# OBJECTIVE
Return the whole listing, line for line, without the pictures in it.

# INFORMATION SHOWN
______

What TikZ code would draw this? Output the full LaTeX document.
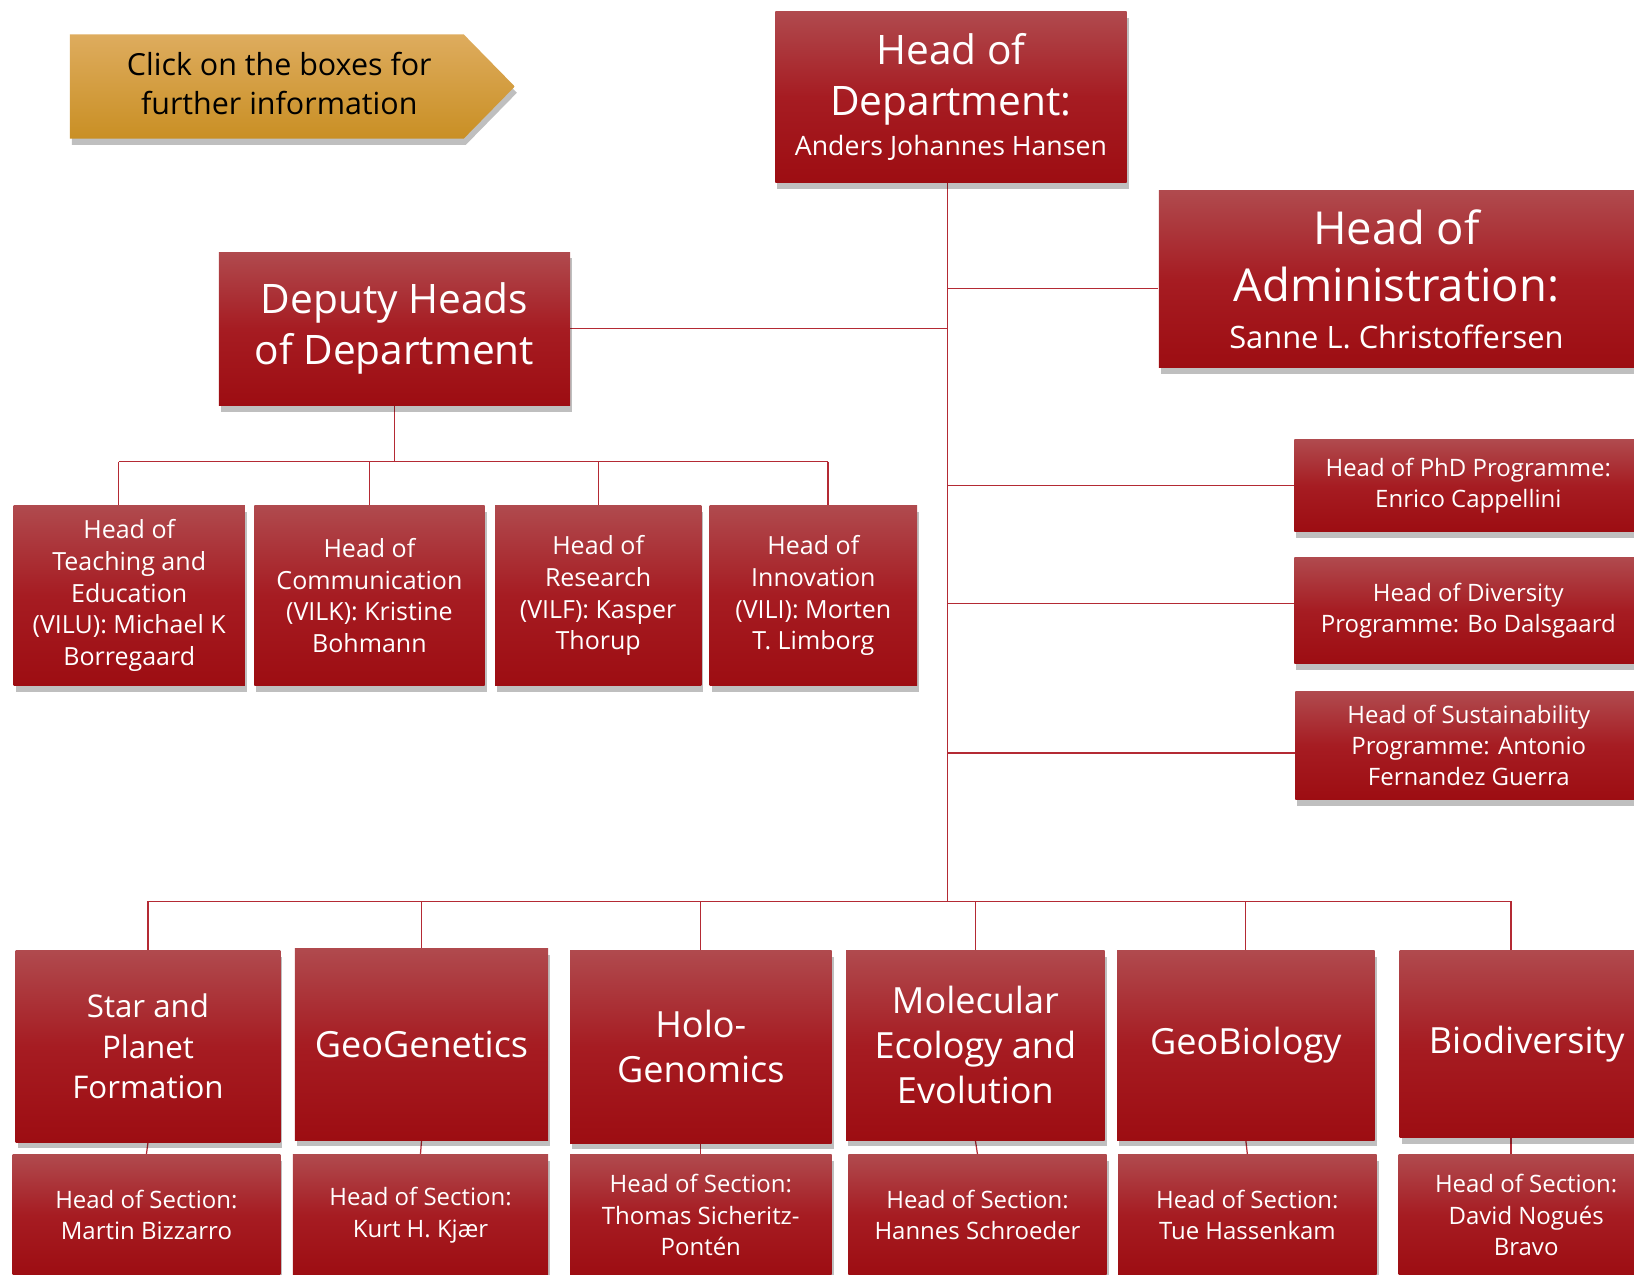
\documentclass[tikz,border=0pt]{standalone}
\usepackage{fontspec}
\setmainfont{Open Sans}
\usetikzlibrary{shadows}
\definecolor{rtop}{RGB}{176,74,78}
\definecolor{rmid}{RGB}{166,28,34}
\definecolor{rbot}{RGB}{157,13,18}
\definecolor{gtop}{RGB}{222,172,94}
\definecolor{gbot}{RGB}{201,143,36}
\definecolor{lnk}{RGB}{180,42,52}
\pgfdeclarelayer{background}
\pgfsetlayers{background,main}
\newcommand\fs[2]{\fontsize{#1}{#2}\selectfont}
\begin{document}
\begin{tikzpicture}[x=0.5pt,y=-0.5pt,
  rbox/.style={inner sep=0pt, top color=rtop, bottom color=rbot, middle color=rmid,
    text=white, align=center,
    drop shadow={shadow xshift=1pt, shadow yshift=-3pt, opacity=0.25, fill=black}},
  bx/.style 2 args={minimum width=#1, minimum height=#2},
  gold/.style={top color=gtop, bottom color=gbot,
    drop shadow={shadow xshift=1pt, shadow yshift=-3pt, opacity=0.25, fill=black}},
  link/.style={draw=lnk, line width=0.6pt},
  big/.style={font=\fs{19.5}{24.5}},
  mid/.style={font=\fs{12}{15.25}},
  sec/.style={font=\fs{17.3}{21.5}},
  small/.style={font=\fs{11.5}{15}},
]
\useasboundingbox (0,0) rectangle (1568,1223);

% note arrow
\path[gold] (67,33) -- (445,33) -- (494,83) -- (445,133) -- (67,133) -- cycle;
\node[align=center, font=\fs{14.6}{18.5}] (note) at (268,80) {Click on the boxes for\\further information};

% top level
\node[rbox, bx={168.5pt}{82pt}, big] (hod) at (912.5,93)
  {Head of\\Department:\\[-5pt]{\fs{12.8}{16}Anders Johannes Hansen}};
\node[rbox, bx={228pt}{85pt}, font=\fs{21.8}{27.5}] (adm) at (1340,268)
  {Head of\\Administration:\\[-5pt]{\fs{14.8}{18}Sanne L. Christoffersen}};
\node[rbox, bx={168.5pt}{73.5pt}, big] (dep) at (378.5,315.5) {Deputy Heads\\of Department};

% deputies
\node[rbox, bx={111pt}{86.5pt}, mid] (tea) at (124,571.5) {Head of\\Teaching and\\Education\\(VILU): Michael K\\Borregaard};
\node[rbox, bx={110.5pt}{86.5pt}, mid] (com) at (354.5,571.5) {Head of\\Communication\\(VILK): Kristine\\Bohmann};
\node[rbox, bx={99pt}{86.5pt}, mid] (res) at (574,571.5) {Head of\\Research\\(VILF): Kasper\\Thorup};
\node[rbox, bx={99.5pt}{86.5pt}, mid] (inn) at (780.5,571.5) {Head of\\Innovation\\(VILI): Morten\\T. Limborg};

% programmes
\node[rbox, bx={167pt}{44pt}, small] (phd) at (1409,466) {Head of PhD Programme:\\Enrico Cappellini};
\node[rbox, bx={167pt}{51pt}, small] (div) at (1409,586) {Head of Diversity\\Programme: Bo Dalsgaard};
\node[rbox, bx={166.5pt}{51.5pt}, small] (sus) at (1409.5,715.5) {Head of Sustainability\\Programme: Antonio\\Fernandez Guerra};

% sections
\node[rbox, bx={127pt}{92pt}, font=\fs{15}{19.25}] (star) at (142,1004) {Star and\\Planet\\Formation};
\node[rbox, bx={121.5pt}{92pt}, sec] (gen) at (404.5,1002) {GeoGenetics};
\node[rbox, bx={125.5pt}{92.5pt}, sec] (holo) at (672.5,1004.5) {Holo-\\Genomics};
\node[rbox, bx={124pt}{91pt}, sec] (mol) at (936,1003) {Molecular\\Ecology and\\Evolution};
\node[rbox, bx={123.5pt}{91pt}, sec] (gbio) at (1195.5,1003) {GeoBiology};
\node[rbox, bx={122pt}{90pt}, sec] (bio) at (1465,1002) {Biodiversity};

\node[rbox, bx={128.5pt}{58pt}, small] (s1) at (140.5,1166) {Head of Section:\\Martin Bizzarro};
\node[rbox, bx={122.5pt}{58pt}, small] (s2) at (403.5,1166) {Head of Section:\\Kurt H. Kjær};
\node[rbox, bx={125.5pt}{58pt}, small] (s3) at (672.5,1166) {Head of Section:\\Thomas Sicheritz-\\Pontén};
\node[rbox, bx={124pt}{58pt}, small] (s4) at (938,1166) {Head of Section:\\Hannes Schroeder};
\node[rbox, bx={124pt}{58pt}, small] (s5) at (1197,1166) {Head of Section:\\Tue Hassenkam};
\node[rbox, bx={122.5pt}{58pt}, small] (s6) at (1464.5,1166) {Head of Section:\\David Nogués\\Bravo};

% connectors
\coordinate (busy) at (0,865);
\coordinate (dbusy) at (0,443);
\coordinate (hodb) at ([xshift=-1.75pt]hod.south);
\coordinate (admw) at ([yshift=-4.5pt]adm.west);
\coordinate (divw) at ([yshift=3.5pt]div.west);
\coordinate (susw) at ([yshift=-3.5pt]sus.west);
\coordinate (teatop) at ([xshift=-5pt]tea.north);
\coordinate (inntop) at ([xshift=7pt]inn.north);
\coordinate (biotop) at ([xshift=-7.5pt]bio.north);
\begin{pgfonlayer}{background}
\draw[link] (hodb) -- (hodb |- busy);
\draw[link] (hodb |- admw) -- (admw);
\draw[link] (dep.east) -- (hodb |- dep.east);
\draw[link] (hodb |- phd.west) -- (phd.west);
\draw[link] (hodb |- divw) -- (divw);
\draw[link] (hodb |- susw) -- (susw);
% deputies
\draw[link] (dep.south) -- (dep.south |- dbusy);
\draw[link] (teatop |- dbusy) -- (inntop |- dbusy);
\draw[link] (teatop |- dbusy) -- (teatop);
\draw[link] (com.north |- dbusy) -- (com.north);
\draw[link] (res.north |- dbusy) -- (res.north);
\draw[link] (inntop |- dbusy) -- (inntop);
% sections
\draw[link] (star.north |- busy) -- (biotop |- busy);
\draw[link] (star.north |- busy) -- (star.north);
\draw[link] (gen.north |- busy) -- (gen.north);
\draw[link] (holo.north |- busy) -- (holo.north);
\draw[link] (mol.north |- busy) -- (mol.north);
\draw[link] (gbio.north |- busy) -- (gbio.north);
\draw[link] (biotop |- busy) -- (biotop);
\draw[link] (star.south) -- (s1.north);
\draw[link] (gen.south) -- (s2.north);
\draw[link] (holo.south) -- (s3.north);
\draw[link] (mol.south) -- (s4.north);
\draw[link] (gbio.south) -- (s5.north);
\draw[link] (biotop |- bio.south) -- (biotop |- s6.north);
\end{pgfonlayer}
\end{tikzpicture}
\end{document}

______

# SOLUTION TO THIS PROBLEM
What TikZ code would draw this? Output the full LaTeX document.
\documentclass[tikz,border=0pt]{standalone}
\usepackage{fontspec}
\setmainfont{Open Sans}
\usetikzlibrary{shadows}
\definecolor{rtop}{RGB}{176,74,78}
\definecolor{rmid}{RGB}{166,28,34}
\definecolor{rbot}{RGB}{157,13,18}
\definecolor{gtop}{RGB}{222,172,94}
\definecolor{gbot}{RGB}{201,143,36}
\definecolor{lnk}{RGB}{180,42,52}
\pgfdeclarelayer{background}
\pgfsetlayers{background,main}
\newcommand\fs[2]{\fontsize{#1}{#2}\selectfont}
\begin{document}
\begin{tikzpicture}[x=0.5pt,y=-0.5pt,
  rbox/.style={inner sep=0pt, top color=rtop, bottom color=rbot, middle color=rmid,
    text=white, align=center,
    drop shadow={shadow xshift=1pt, shadow yshift=-3pt, opacity=0.25, fill=black}},
  bx/.style 2 args={minimum width=#1, minimum height=#2},
  gold/.style={top color=gtop, bottom color=gbot,
    drop shadow={shadow xshift=1pt, shadow yshift=-3pt, opacity=0.25, fill=black}},
  link/.style={draw=lnk, line width=0.6pt},
  big/.style={font=\fs{19.5}{24.5}},
  mid/.style={font=\fs{12}{15.25}},
  sec/.style={font=\fs{17.3}{21.5}},
  small/.style={font=\fs{11.5}{15}},
]
\useasboundingbox (0,0) rectangle (1568,1223);

% note arrow
\path[gold] (67,33) -- (445,33) -- (494,83) -- (445,133) -- (67,133) -- cycle;
\node[align=center, font=\fs{14.6}{18.5}] (note) at (268,80) {Click on the boxes for\\further information};

% top level
\node[rbox, bx={168.5pt}{82pt}, big] (hod) at (912.5,93)
  {Head of\\Department:\\[-5pt]{\fs{12.8}{16}Anders Johannes Hansen}};
\node[rbox, bx={228pt}{85pt}, font=\fs{21.8}{27.5}] (adm) at (1340,268)
  {Head of\\Administration:\\[-5pt]{\fs{14.8}{18}Sanne L. Christoffersen}};
\node[rbox, bx={168.5pt}{73.5pt}, big] (dep) at (378.5,315.5) {Deputy Heads\\of Department};

% deputies
\node[rbox, bx={111pt}{86.5pt}, mid] (tea) at (124,571.5) {Head of\\Teaching and\\Education\\(VILU): Michael K\\Borregaard};
\node[rbox, bx={110.5pt}{86.5pt}, mid] (com) at (354.5,571.5) {Head of\\Communication\\(VILK): Kristine\\Bohmann};
\node[rbox, bx={99pt}{86.5pt}, mid] (res) at (574,571.5) {Head of\\Research\\(VILF): Kasper\\Thorup};
\node[rbox, bx={99.5pt}{86.5pt}, mid] (inn) at (780.5,571.5) {Head of\\Innovation\\(VILI): Morten\\T. Limborg};

% programmes
\node[rbox, bx={167pt}{44pt}, small] (phd) at (1409,466) {Head of PhD Programme:\\Enrico Cappellini};
\node[rbox, bx={167pt}{51pt}, small] (div) at (1409,586) {Head of Diversity\\Programme: Bo Dalsgaard};
\node[rbox, bx={166.5pt}{51.5pt}, small] (sus) at (1409.5,715.5) {Head of Sustainability\\Programme: Antonio\\Fernandez Guerra};

% sections
\node[rbox, bx={127pt}{92pt}, font=\fs{15}{19.25}] (star) at (142,1004) {Star and\\Planet\\Formation};
\node[rbox, bx={121.5pt}{92pt}, sec] (gen) at (404.5,1002) {GeoGenetics};
\node[rbox, bx={125.5pt}{92.5pt}, sec] (holo) at (672.5,1004.5) {Holo-\\Genomics};
\node[rbox, bx={124pt}{91pt}, sec] (mol) at (936,1003) {Molecular\\Ecology and\\Evolution};
\node[rbox, bx={123.5pt}{91pt}, sec] (gbio) at (1195.5,1003) {GeoBiology};
\node[rbox, bx={122pt}{90pt}, sec] (bio) at (1465,1002) {Biodiversity};

\node[rbox, bx={128.5pt}{58pt}, small] (s1) at (140.5,1166) {Head of Section:\\Martin Bizzarro};
\node[rbox, bx={122.5pt}{58pt}, small] (s2) at (403.5,1166) {Head of Section:\\Kurt H. Kjær};
\node[rbox, bx={125.5pt}{58pt}, small] (s3) at (672.5,1166) {Head of Section:\\Thomas Sicheritz-\\Pontén};
\node[rbox, bx={124pt}{58pt}, small] (s4) at (938,1166) {Head of Section:\\Hannes Schroeder};
\node[rbox, bx={124pt}{58pt}, small] (s5) at (1197,1166) {Head of Section:\\Tue Hassenkam};
\node[rbox, bx={122.5pt}{58pt}, small] (s6) at (1464.5,1166) {Head of Section:\\David Nogués\\Bravo};

% connectors
\coordinate (busy) at (0,865);
\coordinate (dbusy) at (0,443);
\coordinate (hodb) at ([xshift=-1.75pt]hod.south);
\coordinate (admw) at ([yshift=-4.5pt]adm.west);
\coordinate (divw) at ([yshift=3.5pt]div.west);
\coordinate (susw) at ([yshift=-3.5pt]sus.west);
\coordinate (teatop) at ([xshift=-5pt]tea.north);
\coordinate (inntop) at ([xshift=7pt]inn.north);
\coordinate (biotop) at ([xshift=-7.5pt]bio.north);
\begin{pgfonlayer}{background}
\draw[link] (hodb) -- (hodb |- busy);
\draw[link] (hodb |- admw) -- (admw);
\draw[link] (dep.east) -- (hodb |- dep.east);
\draw[link] (hodb |- phd.west) -- (phd.west);
\draw[link] (hodb |- divw) -- (divw);
\draw[link] (hodb |- susw) -- (susw);
% deputies
\draw[link] (dep.south) -- (dep.south |- dbusy);
\draw[link] (teatop |- dbusy) -- (inntop |- dbusy);
\draw[link] (teatop |- dbusy) -- (teatop);
\draw[link] (com.north |- dbusy) -- (com.north);
\draw[link] (res.north |- dbusy) -- (res.north);
\draw[link] (inntop |- dbusy) -- (inntop);
% sections
\draw[link] (star.north |- busy) -- (biotop |- busy);
\draw[link] (star.north |- busy) -- (star.north);
\draw[link] (gen.north |- busy) -- (gen.north);
\draw[link] (holo.north |- busy) -- (holo.north);
\draw[link] (mol.north |- busy) -- (mol.north);
\draw[link] (gbio.north |- busy) -- (gbio.north);
\draw[link] (biotop |- busy) -- (biotop);
\draw[link] (star.south) -- (s1.north);
\draw[link] (gen.south) -- (s2.north);
\draw[link] (holo.south) -- (s3.north);
\draw[link] (mol.south) -- (s4.north);
\draw[link] (gbio.south) -- (s5.north);
\draw[link] (biotop |- bio.south) -- (biotop |- s6.north);
\end{pgfonlayer}
\end{tikzpicture}
\end{document}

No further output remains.